As part of the upgrade, new "A" Rated white goods will be installed, draught proofing will seal the many gaps in a house of this style and the chimney flues will be blocked to stop heat escaping.
Once the upgrades are complete the project team will assess the benefits of low carbon technologies, which can be fitted to existing homes, and the impact of using natural resources such as the sun, wind and rain.
"This house might be an extreme example as we removed post-1930 additions but millions of us live in homes like this," said Dave Clarke, Head of Research and Development at E.ON.
"And those homes are responsible for almost a third of the CO2 emitted in the UK, so any benefits we identify here could go on to lower the bills and the carbon footprints of millions of families.
"Most recently we’ve been attempting to find out where the house was losing heat by pressurising the building and then attempting to monitor where the worst of the warm air was escaping.
"What we found was that we simply couldn’t pressurise the house – there were so many leaks that, as soon as we pumped air in, it was coming out."

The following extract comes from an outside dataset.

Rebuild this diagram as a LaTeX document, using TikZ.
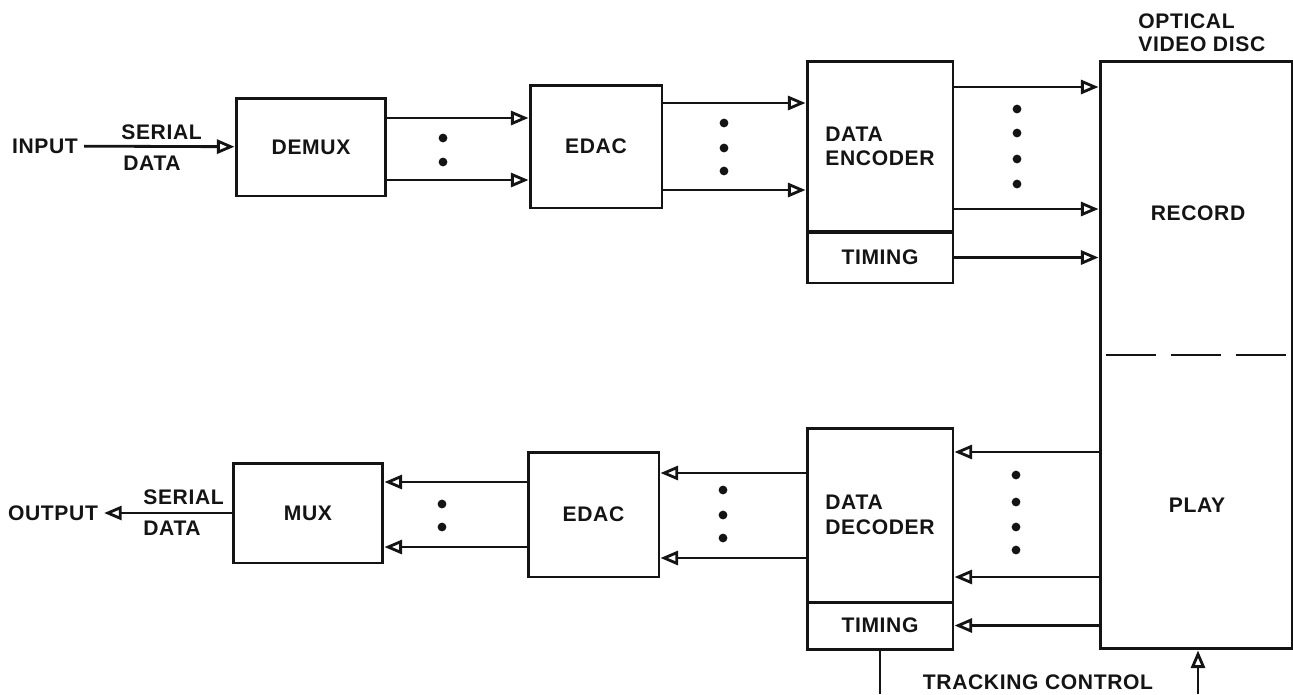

The final year of the three-year project will see the house transformed into a zero carbon house, in line with Government targets set for 2016.
Dr Mark Gillott, who is leading the research at the university, said: "The house provides us with a unique test facility to measure the exact cost benefit, energy efficiency and carbon reduction figures achieved through the various upgrade measures we are implementing over the next two weeks – valuable information when deciding on which of the many energy efficiency measures are the most cost effective."